Sans se dire prêt à travailler avec M. Macron, Christian Estrosi, le président de la région Provence-Alpes-Côte d’Azur, a aussi tenu des propos positifs à l’égard du nouveau président, dont il « souhaite la réussite, pour la France ».
Recensement des divergences
Plusieurs moments compliqués attendent la droite dans les semaines à venir. La nomination du premier gouvernement d’Emmanuel Macron est le premier écueil, surtout si le nouveau président arrive à attirer des personnalités importantes de la droite. Dimanche soir, l’appel du pied de M. Le Maire a été isolé.
« Il peut y avoir des démarches individuelles, mais ça n’est pas convenable par rapport à nos candidats aux élections législatives », a estimé Jean-François Copé. L’ancien candidat à la primaire a ensuite recensé les divergences entre M. Macron et la droite, notamment sur la fiscalité, sur la sécurité, sur le « communautarisme et la lutte contre l’islam radical » : « Ces éléments-là font que les élections législatives sont capitales. »
Encore plus critique, Eric Ciotti s’est inscrit immédiatement dans l’opposition, dans la foulée de M. Baroin. « Même si Emmanuel Macron est le président de la République et doit bénéficier du respect dû à ses fonctions, je ne lui accorde pas ma confiance », a annoncé le président du département des Alpes-Maritimes, en évoquant « un président de circonstance, élu par défaut ». Avant d’appeler son camp à « engager avec une détermination totale la bataille des élections législatives, pour donner une majorité de droite et du centre à la France ».
L’aile centriste tient bon mais votera des textes
Une position plutôt logique pour ces personnalités représentatives de l’aile droitière du parti. Nathalie Kosciusko-Morizet, dont le positionnement n’est pas aussi éloigné du programme de M. Macron, a également été très claire, en critiquant l’attitude de M. Le Maire : « Je suis un peu surprise que des personnalités au soir du second tour basculent comme ça. Moi, si j’avais adhéré à son projet, je l’aurais soutenu dès avant le premier tour », a déclaré l’ancienne candidate à la primaire, qui a confirmé qu’elle serait candidate aux élections législatives à Paris sous les couleurs de la droite et du centre.

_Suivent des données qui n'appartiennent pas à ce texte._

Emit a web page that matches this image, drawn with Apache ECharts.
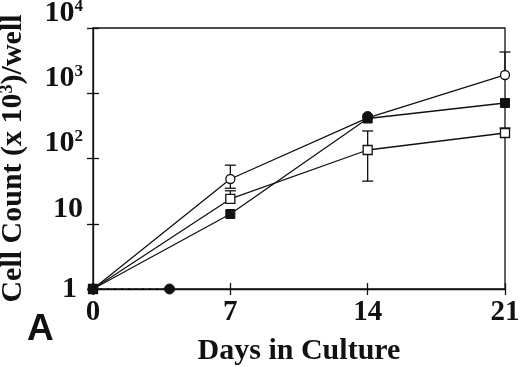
<!DOCTYPE html>
<html>
<head>
<meta charset="utf-8">
<script src="https://cdn.jsdelivr.net/npm/echarts@6/dist/echarts.min.js"></script>
<style>
  html, body { margin: 0; padding: 0; background: #fff; }
  #chart { width: 520px; height: 367px; }
</style>
</head>
<body>
<div id="chart"></div>
<script>
// Days in culture
const days = [0, 7, 14, 21];
const xTicks = [0, 7, 14, 21];

// Cell count (x 10^3)/well
const openCircle = [1, 48.5, 418, 1905];
const openSquare = [1, 24, 135, 246];
const filledSquare = [1, 14.1, 410, 709];

// filled circle: dotted segment along the baseline, then a lone point at day 14
const filledCircleDays = [0, 3.9, null, 14];
const filledCircleVals = [1, 1, null, 440];

// error bars (mean, low, high); low == mean means no lower whisker drawn
const errDays = [7, 7, 14, 21, 21];
const errMean = [48.5, 24, 135, 1905, 246];
const errLow = [35, 24, 45, 1905, 246];
const errHigh = [79, 32, 264, 4285, 293];

const serif = 'Liberation Serif';
const ink = '#111';

const chart = echarts.init(document.getElementById('chart'));

function pairs(xs, ys) {
    return xs.map((x, i) => (x === null ? '-' : [x, ys[i]]));
}

const errData = errDays.map((d, i) => [d, errMean[i], errLow[i], errHigh[i]]);

const lineBase = {
    type: 'line',
    symbolSize: 9,
    lineStyle: { color: ink, width: 1.3 },
    animation: false,
};

const option = {
    animation: false,
    grid: {
        left: 93, right: 15, top: 28, bottom: 78,
        outerBoundsMode: 'none',
        containLabel: false,
        show: true, borderColor: ink, borderWidth: 1.3,
        backgroundColor: 'transparent',
    },
    xAxis: [
        {
            type: 'value', min: 0, max: 21, interval: 7,
            axisLine: { show: true, lineStyle: { color: ink, width: 1.3 } },
            axisTick: { show: true, length: 6, lineStyle: { color: ink, width: 1.3 } },
            axisLabel: {
                margin: 9, fontFamily: serif, fontWeight: 'bold', fontSize: 29, color: ink,
            },
            splitLine: { show: false },
            name: 'Days in Culture',
            nameLocation: 'middle',
            nameGap: 47,
            nameTextStyle: { fontFamily: serif, fontWeight: 'bold', fontSize: 30, color: ink },
        },
        {
            type: 'value', min: 0, max: 21, interval: 7, position: 'bottom',
            axisLine: { show: false },
            axisTick: { show: true, inside: true, length: 6, lineStyle: { color: ink, width: 1.3 } },
            axisLabel: { show: false },
            splitLine: { show: false },
        },
    ],
    yAxis: [
        {
            type: 'log', logBase: 10, min: 1, max: 10000,
            axisLine: { show: true, lineStyle: { color: ink, width: 1.3 } },
            axisTick: { show: true, length: 6, lineStyle: { color: ink, width: 1.3 } },
            axisLabel: {
                margin: 10, fontFamily: serif, fontWeight: 'bold', fontSize: 30, color: ink,
                verticalAlign: 'bottom',
                formatter: (v) => {
                    if (v <= 1) return '';
                    if (v <= 10) return '10';
                    return '10{s|' + Math.round(Math.log10(v)) + '}';
                },
                rich: {
                    s: { fontFamily: serif, fontWeight: 'bold', fontSize: 17, color: ink, verticalAlign: 'top', lineHeight: 30 },
                },
            },
            splitLine: { show: false },
            minorSplitLine: { show: false },
            name: 'Cell Count (x 10{s|3})/well',
            nameLocation: 'middle',
            nameRotate: 90,
            nameGap: 65,
            nameTextStyle: {
                fontFamily: serif, fontWeight: 'bold', fontSize: 30, color: ink,
                rich: {
                    s: { fontFamily: serif, fontWeight: 'bold', fontSize: 18, color: ink, verticalAlign: 'top', lineHeight: 30 },
                },
            },
        },
        {
            // inside half of the crossing ticks, plus the "1" label centred on its tick
            type: 'log', logBase: 10, min: 1, max: 10000, position: 'left',
            axisLine: { show: false },
            axisTick: { show: true, inside: true, length: 6, lineStyle: { color: ink, width: 1.3 } },
            axisLabel: {
                show: true, margin: 16, fontFamily: serif, fontWeight: 'bold', fontSize: 30, color: ink,
                verticalAlign: 'middle',
                formatter: (v) => (v <= 1 ? '1' : ''),
            },
            splitLine: { show: false },
        },
    ],
    graphic: [
        {
            type: 'text', left: 27, top: 311,
            style: { text: 'A', font: 'bold 37px "Liberation Sans"', fill: ink },
        },
    ],
    series: [
        {
            ...lineBase,
            data: pairs(days, openCircle),
            symbol: 'circle',
            itemStyle: { color: '#fff', borderColor: ink, borderWidth: 1.3 },
            z: 3,
        },
        {
            ...lineBase,
            data: pairs(days, openSquare),
            symbol: 'rect',
            itemStyle: { color: '#fff', borderColor: ink, borderWidth: 1.3 },
            z: 3,
        },
        {
            ...lineBase,
            data: pairs(days, filledSquare),
            symbol: 'rect',
            itemStyle: { color: ink, borderColor: ink, borderWidth: 1 },
            z: 4,
        },
        {
            ...lineBase,
            data: pairs(filledCircleDays, filledCircleVals),
            symbol: 'circle',
            symbolSize: 10,
            connectNulls: false,
            lineStyle: { color: ink, width: 1.5, type: [2, 5] },
            itemStyle: { color: ink, borderColor: ink, borderWidth: 1 },
            z: 5,
        },
        {
            type: 'custom',
            data: errData,
            z: 2,
            renderItem: (params, api) => {
                const x = api.value(0);
                const mean = api.value(1);
                const lo = api.value(2);
                const hi = api.value(3);
                const pLo = api.coord([x, lo]);
                const pHi = api.coord([x, hi]);
                const half = 5.5;
                const style = { stroke: ink, lineWidth: 1.3 };
                const children = [
                    { type: 'line', shape: { x1: pLo[0], y1: pLo[1], x2: pHi[0], y2: pHi[1] }, style },
                    { type: 'line', shape: { x1: pHi[0] - half, y1: pHi[1], x2: pHi[0] + half, y2: pHi[1] }, style },
                ];
                if (lo < mean) {
                    children.push({ type: 'line', shape: { x1: pLo[0] - half, y1: pLo[1], x2: pLo[0] + half, y2: pLo[1] }, style });
                }
                return { type: 'group', children };
            },
        },
    ],
};

chart.setOption(option);
</script>
</body>
</html>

Mais la députée de l’Essonne a aussi répété qu’elle pourrait voter les mesures de M. Macron qu’elle approuve : « A l’Assemblée, on est là pour construire. » Jean-Christophe Lagarde, président de l’UDI, a eu la même analyse sur les futures réformes :
« Si cela va dans le sens des réformes indispensables à la France, nous apporterons un soutien vigilant. Sinon nous les combattrons sans concession. »
Mener l’opposition au nouveau président
Deux semaines après l’élimination de François Fillon au premier tour, la victoire d’Emmanuel Macron pose deux problèmes urgents à la droite républicaine. Il va d’abord falloir tenter de préserver l’unité du parti alors que plusieurs personnalités pourraient avoir envie de travailler avec Emmanuel Macron.

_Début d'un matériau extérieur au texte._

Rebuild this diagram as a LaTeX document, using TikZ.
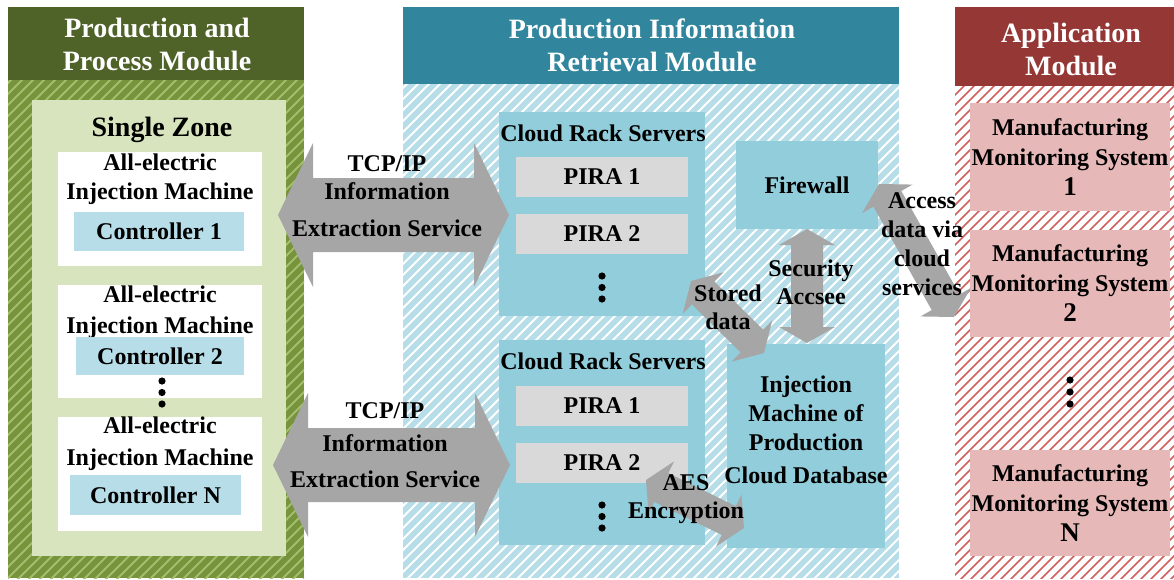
\documentclass[tikz,border=0pt]{standalone}
\usepackage{fontspec}
\setmainfont{Liberation Serif}
\usetikzlibrary{calc,fit}
\definecolor{hdrgreen}{HTML}{4F6228}
\definecolor{hatchgreen}{HTML}{77933C}
\definecolor{stripegreen}{HTML}{A2BF6E}
\definecolor{zonegreen}{HTML}{D7E4BD}
\definecolor{hdrteal}{HTML}{31859C}
\definecolor{hatchblue}{HTML}{B7DEE8}
\definecolor{rackblue}{HTML}{92CDDC}
\definecolor{ctrlblue}{HTML}{B7DEE8}
\definecolor{piragray}{HTML}{D9D9D9}
\definecolor{hdrred}{HTML}{953735}
\definecolor{stripered}{HTML}{D0605C}
\definecolor{mmspink}{HTML}{E6B9B8}
\definecolor{arrowgray}{HTML}{A6A6A6}
\tikzset{
  every node/.style={inner sep=0pt, outer sep=0pt, align=center, font=\bfseries\fontsize{24}{30}\selectfont},
  bigtxt/.style={font=\bfseries\fontsize{28}{33}\selectfont},
  hdrtxt/.style={bigtxt, text=white},
  rbox/.style={rectangle, draw=none, inner sep=0pt},
  arrowfill/.style={fill=arrowgray},
  dotfill/.style={fill=black},
}
\newcommand\dblarrow[6]{%
  \coordinate (#1p) at ($(#2)!#4!(#3)$);
  \coordinate (#1q) at ($(#3)!#4!(#2)$);
  \fill[arrowfill] (#2) -- ($(#1p)!#5!90:(#3)$) -- ($(#1p)!#6!90:(#3)$)
    -- ($(#1q)!#6!-90:(#2)$) -- ($(#1q)!#5!-90:(#2)$) -- (#3)
    -- ($(#1q)!#5!90:(#2)$) -- ($(#1q)!#6!90:(#2)$)
    -- ($(#1p)!#6!-90:(#3)$) -- ($(#1p)!#5!-90:(#3)$) -- cycle;
}
\newcommand\dotcol[4]{% name, x, y-top, step
  \fill[dotfill] (#2,#3) circle (3.6) (#2,#3+#4) circle (3.6) (#2,#3+2*#4) circle (3.6);
}
\begin{document}
\begin{tikzpicture}[x=1pt,y=-1pt]
\useasboundingbox (0,0) rectangle (1174,579);
\fill[white] (0,0) rectangle (1174,579);

% ---------- hatched backgrounds ----------
\begin{scope}
  \clip (8,80) rectangle (304,578);
  \fill[hatchgreen] (8,80) rectangle (304,578);
  \foreach \x in {-500,-489,...,320} \draw[stripegreen, line width=2] (\x,580) -- ++(600,-600);
\end{scope}
\begin{scope}
  \clip (403,84) rectangle (899,578);
  \fill[hatchblue] (403,84) rectangle (899,578);
  \foreach \x in {-100,-89,...,910} \draw[white, line width=2] (\x,580) -- ++(600,-600);
\end{scope}
\begin{scope}
  \clip (955,86) rectangle (1174,578);
  \fill[white] (955,86) rectangle (1174,578);
  \foreach \x in {450,460,...,1180} \draw[stripered, line width=1.6] (\x,580) -- ++(600,-600);
\end{scope}

% ---------- headers ----------
\node[rbox, fill=hdrgreen, fit={(8,7) (304,80)}] (hdrL) {};
\node[hdrtxt] at (157,44) {Production and\\Process Module};
\node[rbox, fill=hdrteal, fit={(403,7) (899,84)}] (hdrM) {};
\node[hdrtxt] at (652,45) {Production Information\\Retrieval Module};
\node[rbox, fill=hdrred, fit={(955,7) (1174,86)}] (hdrR) {};
\node[hdrtxt] at (1071,49) {Application\\Module};

% ---------- left module ----------
\node[rbox, fill=zonegreen, fit={(32,100) (286,556)}] (zone) {};
\node[bigtxt] at (162,130) {Single Zone};
\node[rbox, fill=white, fit={(58,152) (262,266)}] (m1) {};
\node at (160,179) {All-electric\\[-1pt]Injection Machine};
\node[rbox, fill=ctrlblue, fit={(74,212) (244,251)}] (c1) {};
\node at (c1) {Controller 1};
\node[rbox, fill=white, fit={(58,285) (262,398)}] (m2) {};
\node at (160,312) {All-electric\\[1pt]Injection Machine};
\node[rbox, fill=ctrlblue, fit={(76,337) (244,375)}] (c2) {};
\node at (c2) {Controller 2};
\node[rbox, fill=white, fit={(58,417) (262,531)}] (m3) {};
\node at (160,444) {All-electric\\[2pt]Injection Machine};
\node[rbox, fill=ctrlblue, fit={(70,475) (241,515)}] (cN) {};
\node at (cN) {Controller N};
\dotcol{dl}{162}{381}{11.5}

% ---------- middle module ----------
\node[rbox, fill=rackblue, fit={(499,112) (705,316)}] (rack1) {};
\node at (603,133) {Cloud Rack Servers};
\node[rbox, fill=piragray, fit={(516,157) (688,197)}] (p11) {};
\node at (p11) {PIRA 1};
\node[rbox, fill=piragray, fit={(516,214) (688,254)}] (p12) {};
\node at (p12) {PIRA 2};
\dotcol{d1}{602}{276}{11.5}
\node[rbox, fill=rackblue, fit={(499,340) (705,545)}] (rack2) {};
\node at (603,361) {Cloud Rack Servers};
\node[rbox, fill=piragray, fit={(516,386) (688,426)}] (p21) {};
\node at (p21) {PIRA 1};
\node[rbox, fill=piragray, fit={(516,443) (688,483)}] (p22) {};
\node at (p22) {PIRA 2};
\dotcol{d2}{602}{505}{11.5}
\node[rbox, fill=rackblue, fit={(736,141) (878,229)}] (fw) {};
\node at (fw) {Firewall};
\node[rbox, fill=rackblue, fit={(727,344) (885,548)}] (db) {};
\node at (806,430) {Injection\\[-1pt]Machine of\\[-1pt]Production\\[3pt]Cloud Database};

% ---------- right module ----------
\node[rbox, fill=mmspink, fit={(970,103) (1170,211)}] (mms1) {};
\node at (1070,157) {Manufacturing\\Monitoring System\\{\fontsize{27}{30}\selectfont 1}};
\node[rbox, fill=mmspink, fit={(970,230) (1170,337)}] (mms2) {};
\node at (1070,283) {Manufacturing\\Monitoring System\\{\fontsize{27}{30}\selectfont 2}};
\node[rbox, fill=mmspink, fit={(970,450) (1170,556)}] (mmsN) {};
\node at (1070,503) {Manufacturing\\Monitoring System\\{\fontsize{27}{30}\selectfont N}};
\dotcol{dr}{1070}{380}{12}

% ---------- arrows ----------
\coordinate (t1a) at (278,215); \coordinate (t1b) at (509,215);
\coordinate (t2a) at (273,465); \coordinate (t2b) at (510,465);
\coordinate (seca) at (807,229); \coordinate (secb) at (807,343);
\coordinate (sta) at (691,281); \coordinate (stb) at (764,353);
\coordinate (aca) at (879,184); \coordinate (acb) at (954,317);
\coordinate (aesa) at (646,480); \coordinate (aesb) at (744,528);
\dblarrow{t1}{t1a}{t1b}{35pt}{72pt}{37pt}
\dblarrow{t2}{t2a}{t2b}{35pt}{72pt}{37pt}
\dblarrow{sec}{seca}{secb}{16pt}{28pt}{16pt}
\dblarrow{st}{sta}{stb}{17pt}{29pt}{16pt}
\dblarrow{ac}{aca}{acb}{17pt}{29pt}{16pt}
\dblarrow{aes}{aesa}{aesb}{17pt}{29pt}{16pt}

% ---------- arrow labels ----------
\node at (387,196) {TCP/IP\\[-2pt]Information\\[7pt]Extraction Service};
\node at (385,445) {TCP/IP\\[3pt]Information\\[6pt]Extraction Service};
\node at (728,307) {Stored\\[-2pt]data};
\node at (811,282) {Security\\[-2pt]Accsee};
\node at (922,244) {Access\\[-1pt]data via\\[-1pt]cloud\\[-1pt]services};
\node at (686,499) {AES\\[-2pt]Encryption};
\end{tikzpicture}
\end{document}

A plus long terme, le parti Les Républicains va devoir contrer le Front national, qui rêve de devenir la principale force d’opposition après avoir accédé au second tour de l’élection présidentielle. Lors de son discours de défaite, Marine Le Pen a affiché sans ambiguïté sa volonté d’être la première force d’opposition.
Dimanche soir, la présidente de la région Ile-de-France, Valérie Pécresse a expliqué que la droite devait gagner les élections législatives pour « ne pas laisser Macron seul face aux extrêmes ».